South-West cities accepting holiday light strings to be recycled


submitted photo • Residents can visit several locations in West St. Paul, South St. Paul, Mendota Heights and Inver Grove Heights to drop off holiday light strings, electrical cords, phone cords and appliance cords to be recycled.

ProAct, a nonprofit serving people with disabilities, is kicking off its holiday lights recycling effort. The program also recycles electrical, phone and appliance cords and offers 29 drop-off locations including several in South-West coverage cities. Locations include:

 

• ACE Hardware & Paint, 3098 65th Ave. E., Inver Grove Heights

• Inver Grove Heights City Hall, 8150 Barbara Ave.

• Inver Grove Veterans Memorial Community Center 8055 Barbara Ave.

• Mendota Heights City Hall, 1101 Victoria Curve

• South St. Paul City Hall, 125 Third Ave. N.

• West St. Paul City Hall, 1616 Humboldt Ave.

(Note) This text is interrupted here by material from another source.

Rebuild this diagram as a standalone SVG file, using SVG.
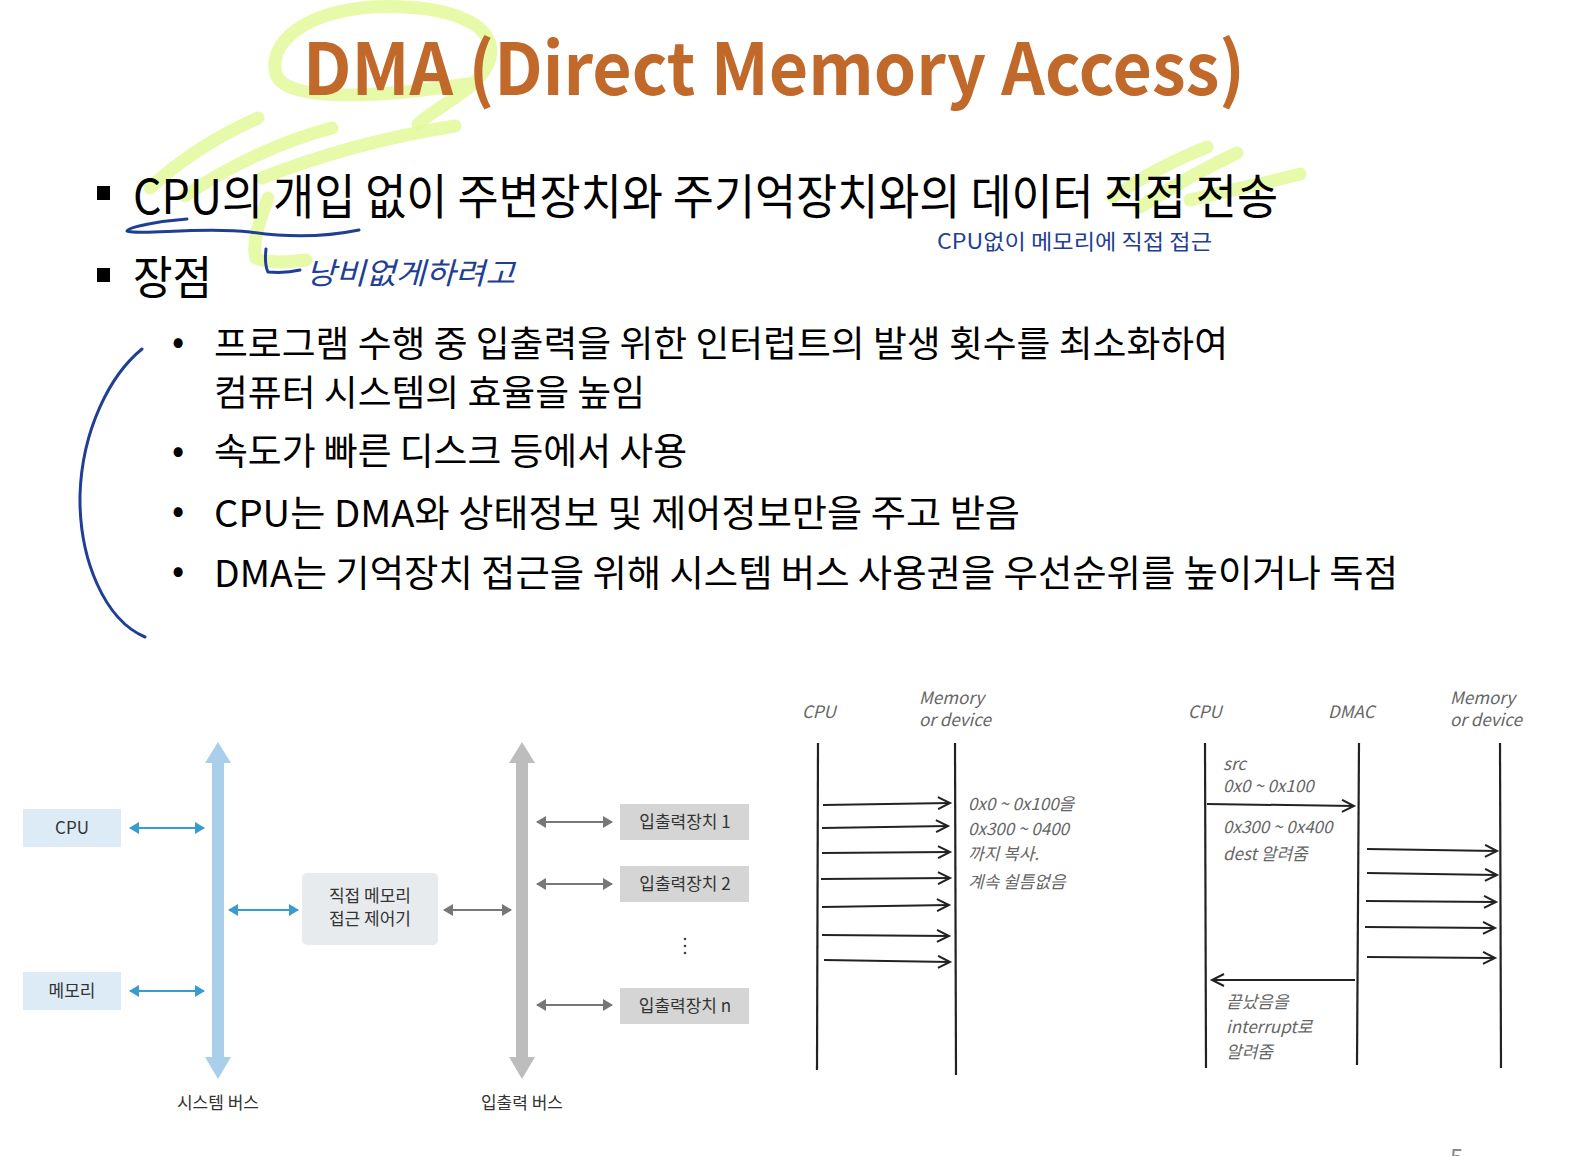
<svg xmlns="http://www.w3.org/2000/svg" width="1574" height="1156" viewBox="0 0 1574 1156">
<style>
.kr{font-family:"Noto Sans CJK KR","Noto Sans",sans-serif;}
.title{font-family:"Noto Sans CJK KR","Noto Sans",sans-serif;font-weight:bold;fill:#C0692A;}
.main{font-family:"Noto Sans CJK KR","Noto Sans",sans-serif;fill:#000;}
.blue{font-family:"Noto Sans CJK KR","Noto Sans",sans-serif;fill:#1F3F94;}
.hl{fill:none;stroke:#E2F99A;stroke-opacity:0.85;stroke-width:13;stroke-linecap:round;stroke-linejoin:round;}
.pen{fill:none;stroke:#1F3F94;stroke-width:3;stroke-linecap:round;stroke-linejoin:round;}
.lbl{font-family:"Noto Sans CJK KR","Noto Sans",sans-serif;font-size:17px;fill:#333;}
.sk{font-family:"Noto Sans CJK KR","DejaVu Sans",sans-serif;font-style:italic;font-size:17px;fill:#666;}
.life{stroke:#222;stroke-width:2.2;fill:none;}
.msg{stroke:#222;stroke-width:2;fill:none;marker-end:url(#chev);}
.barb{stroke:#3A9BCF;stroke-width:2;fill:none;marker-start:url(#ab);marker-end:url(#ab);}
.garb{stroke:#777;stroke-width:2;fill:none;marker-start:url(#ag);marker-end:url(#ag);}
</style>
<defs>
<marker id="chev" markerUnits="userSpaceOnUse" markerWidth="16" markerHeight="16" refX="13" refY="7" orient="auto">
<path d="M1,1 L13,7 L1,13" fill="none" stroke="#222" stroke-width="2"/>
</marker>
<marker id="ab" markerUnits="userSpaceOnUse" markerWidth="12" markerHeight="12" refX="9" refY="6" orient="auto-start-reverse">
<path d="M0,0 L10,6 L0,12 Z" fill="#3A9BCF"/>
</marker>
<marker id="ag" markerUnits="userSpaceOnUse" markerWidth="12" markerHeight="12" refX="9" refY="6" orient="auto-start-reverse">
<path d="M0,0 L10,6 L0,12 Z" fill="#777"/>
</marker>
</defs>
<rect width="1574" height="1156" fill="#fff"/>

<g id="highlights">
<path class="hl" d="M418,124 C440,104 482,88 490,58 C498,20 440,4 372,7 C305,12 268,42 276,74 C284,100 360,100 468,84"/>
<path class="hl" d="M150,188 C180,160 220,135 258,118"/>
<path class="hl" d="M185,196 C230,165 285,140 332,128"/>
<path class="hl" d="M262,178 C320,155 380,138 455,126"/>
<path class="hl" d="M268,198 C258,225 252,245 256,258 C268,264 290,262 306,260"/>
<path class="hl" d="M1113,197 C1140,178 1175,160 1207,147"/>
<path class="hl" d="M1140,207 C1170,188 1205,168 1237,153"/>
<path class="hl" d="M1190,200 C1230,190 1270,182 1300,174"/>
</g>

<g id="title">
<text class="title" x="303" y="95" font-size="72" textLength="942" lengthAdjust="spacingAndGlyphs">DMA (Direct Memory Access)</text>
</g>

<g id="bullets">
<rect x="97" y="186" width="13" height="14" fill="#000"/>
<text class="main" x="133" y="214" font-size="48" textLength="1145" lengthAdjust="spacingAndGlyphs">CPU의 개입 없이 주변장치와 주기억장치와의 데이터 직접 전송</text>
<text class="blue" x="937" y="249" font-size="21" textLength="275" lengthAdjust="spacingAndGlyphs">CPU없이 메모리에 직접 접근</text>
<rect x="97" y="268" width="13" height="14" fill="#000"/>
<text class="main" x="133" y="294" font-size="46" textLength="79" lengthAdjust="spacingAndGlyphs">장점</text>
<text class="blue" x="306" y="284" font-size="30" font-style="italic" textLength="209" lengthAdjust="spacingAndGlyphs">낭비없게하려고</text>

<text class="main" x="172" y="354" font-size="36">•</text>
<text class="main" x="214" y="357" font-size="36" textLength="1014" lengthAdjust="spacingAndGlyphs">프로그램 수행 중 입출력을 위한 인터럽트의 발생 횟수를 최소화하여</text>
<text class="main" x="214" y="406" font-size="36" textLength="431" lengthAdjust="spacingAndGlyphs">컴퓨터 시스템의 효율을 높임</text>
<text class="main" x="172" y="463" font-size="36">•</text>
<text class="main" x="214" y="465" font-size="37" textLength="473" lengthAdjust="spacingAndGlyphs">속도가 빠른 디스크 등에서 사용</text>
<text class="main" x="172" y="523" font-size="36">•</text>
<text class="main" x="214" y="527" font-size="37" textLength="806" lengthAdjust="spacingAndGlyphs">CPU는 DMA와 상태정보 및 제어정보만을 주고 받음</text>
<text class="main" x="172" y="583" font-size="36">•</text>
<text class="main" x="214" y="587" font-size="37" textLength="1184" lengthAdjust="spacingAndGlyphs">DMA는 기억장치 접근을 위해 시스템 버스 사용권을 우선순위를 높이거나 독점</text>
</g>

<g id="pen">
<path class="pen" d="M187,219 C160,221 128,227 127,231 C140,236 200,226 250,232 C290,238 325,237 359,230" stroke-width="3.5"/>
<path class="pen" d="M266,249 C265,258 265,266 268,272 C280,273 292,272 300,270"/>
<path class="pen" d="M142,349 C110,375 82,430 80,495 C79,560 105,620 145,637" stroke-width="2.5"/>
</g>

<g id="system-bus">
<polygon points="218,742 231,763 224,763 224,1057 231,1057 218,1079 205,1057 212,1057 212,763 205,763" fill="#A9CFEA"/>
<text class="lbl" x="218" y="1109" text-anchor="middle">시스템 버스</text>
</g>
<g id="io-bus">
<polygon points="522,742 535,763 528,763 528,1057 535,1057 522,1079 509,1057 516,1057 516,763 509,763" fill="#BDBDBD"/>
<text class="lbl" x="522" y="1109" text-anchor="middle">입출력 버스</text>
</g>
<g id="cpu-box">
<rect x="23" y="809" width="98" height="38" fill="#DDEBF7"/>
<text class="lbl" x="72" y="834" text-anchor="middle">CPU</text>
</g>
<g id="mem-box">
<rect x="23" y="972" width="98" height="38" fill="#DDEBF7"/>
<text class="lbl" x="72" y="997" text-anchor="middle">메모리</text>
</g>
<g id="dma-box">
<rect x="302" y="873" width="136" height="72" rx="5" fill="#E8EBEE"/>
<text class="lbl" x="370" y="902" text-anchor="middle">직접 메모리</text>
<text class="lbl" x="370" y="925" text-anchor="middle">접근 제어기</text>
</g>
<g id="io1">
<rect x="620" y="804" width="129" height="36" fill="#D5D5D5"/>
<text class="lbl" x="685" y="828" text-anchor="middle">입출력장치 1</text>
</g>
<g id="io2">
<rect x="620" y="866" width="129" height="36" fill="#D5D5D5"/>
<text class="lbl" x="685" y="890" text-anchor="middle">입출력장치 2</text>
</g>
<g id="ion">
<rect x="620" y="988" width="129" height="36" fill="#D5D5D5"/>
<text class="lbl" x="685" y="1012" text-anchor="middle">입출력장치 n</text>
</g>
<g id="dots">
<circle cx="685" cy="939" r="1.3" fill="#444"/>
<circle cx="685" cy="946" r="1.3" fill="#444"/>
<circle cx="685" cy="953" r="1.3" fill="#444"/>
</g>

<g id="connectors">
<line class="barb" x1="130" y1="828" x2="204" y2="828"/>
<line class="barb" x1="130" y1="991" x2="204" y2="991"/>
<line class="barb" x1="229" y1="910" x2="298" y2="910"/>
<line class="garb" x1="444" y1="910" x2="511" y2="910"/>
<line class="garb" x1="537" y1="822" x2="612" y2="822"/>
<line class="garb" x1="537" y1="884" x2="612" y2="884"/>
<line class="garb" x1="537" y1="1005" x2="612" y2="1005"/>

<line class="life" x1="818" y1="743" x2="817" y2="1070"/>
<line class="life" x1="955" y1="743" x2="956" y2="1075"/>
<line class="msg" x1="823" y1="805" x2="950" y2="803"/>
<line class="msg" x1="822" y1="828" x2="948" y2="826"/>
<line class="msg" x1="822" y1="853" x2="950" y2="852"/>
<line class="msg" x1="821" y1="879" x2="950" y2="878"/>
<line class="msg" x1="822" y1="907" x2="949" y2="905"/>
<line class="msg" x1="822" y1="935" x2="949" y2="936"/>
<line class="msg" x1="824" y1="960" x2="950" y2="962"/>

<line class="life" x1="1205" y1="743" x2="1206" y2="1068"/>
<line class="life" x1="1359" y1="743" x2="1357" y2="1065"/>
<line class="life" x1="1500" y1="743" x2="1501" y2="1068"/>
<line class="msg" x1="1207" y1="804" x2="1354" y2="806"/>
<line class="msg" x1="1367" y1="849" x2="1497" y2="851"/>
<line class="msg" x1="1367" y1="873" x2="1497" y2="875"/>
<line class="msg" x1="1366" y1="901" x2="1496" y2="902"/>
<line class="msg" x1="1365" y1="927" x2="1495" y2="928"/>
<line class="msg" x1="1367" y1="957" x2="1495" y2="958"/>
<line class="msg" x1="1355" y1="980" x2="1212" y2="980"/>
</g>

<g id="sketch-labels">
<text class="sk" x="802" y="718">CPU</text>
<text class="sk" x="919" y="704">Memory</text>
<text class="sk" x="919" y="726">or device</text>
<text class="sk" x="968" y="810" font-size="15">0x0 ~ 0x100을</text>
<text class="sk" x="968" y="835" font-size="15">0x300 ~ 0400</text>
<text class="sk" x="968" y="860" font-size="15">까지 복사.</text>
<text class="sk" x="968" y="888" font-size="15">계속 쉴틈없음</text>

<text class="sk" x="1188" y="718">CPU</text>
<text class="sk" x="1328" y="718">DMAC</text>
<text class="sk" x="1450" y="704">Memory</text>
<text class="sk" x="1450" y="726">or device</text>
<text class="sk" x="1223" y="770" font-size="15">src</text>
<text class="sk" x="1223" y="792" font-size="15">0x0 ~ 0x100</text>
<text class="sk" x="1223" y="833" font-size="15">0x300 ~ 0x400</text>
<text class="sk" x="1223" y="860" font-size="15">dest 알려줌</text>
<text class="sk" x="1226" y="1008" font-size="15">끝났음을</text>
<text class="sk" x="1226" y="1033" font-size="15">interrupt로</text>
<text class="sk" x="1226" y="1058" font-size="15">알려줌</text>
</g>
<text class="kr" x="1450" y="1166" font-size="24" fill="#888">5</text>
</svg>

• Dakota County Northern Service Center, 1 Mendota Road W.

 

“Keep your lights and cords out of the trash and recycle bins, and know that they will be handled properly and that the valuable material will be reclaimed and reused in new products,” said ProAct Production Coordinator Jennifer Cavalier.  The effort also helps to employ dozens of people with disabilities in Dakota County.

 

People with disabilities process the cords and bulbs at ProAct’s Eagan facility with a few exclusions, Cavalier explained.  Drop-off locations and ProAct cannot accept cord adapters, battery packs, plastic rope lights, CFL lights, light fixtures, trees and garland. Anything that is pre-lit needs to have the light strands removed from the item and the item disposed of separately by the consumer, she said.

Christmas lights and electrical cords cannot be recycled in standard, single-sort recycling bins, and can cause problems in the regular waste stream, but the material is recoverable, said Cavalier.  ProAct has grown the recycling effort each of the last four years.  All the work and income from the processed material will benefit individuals with disabilities in its programs.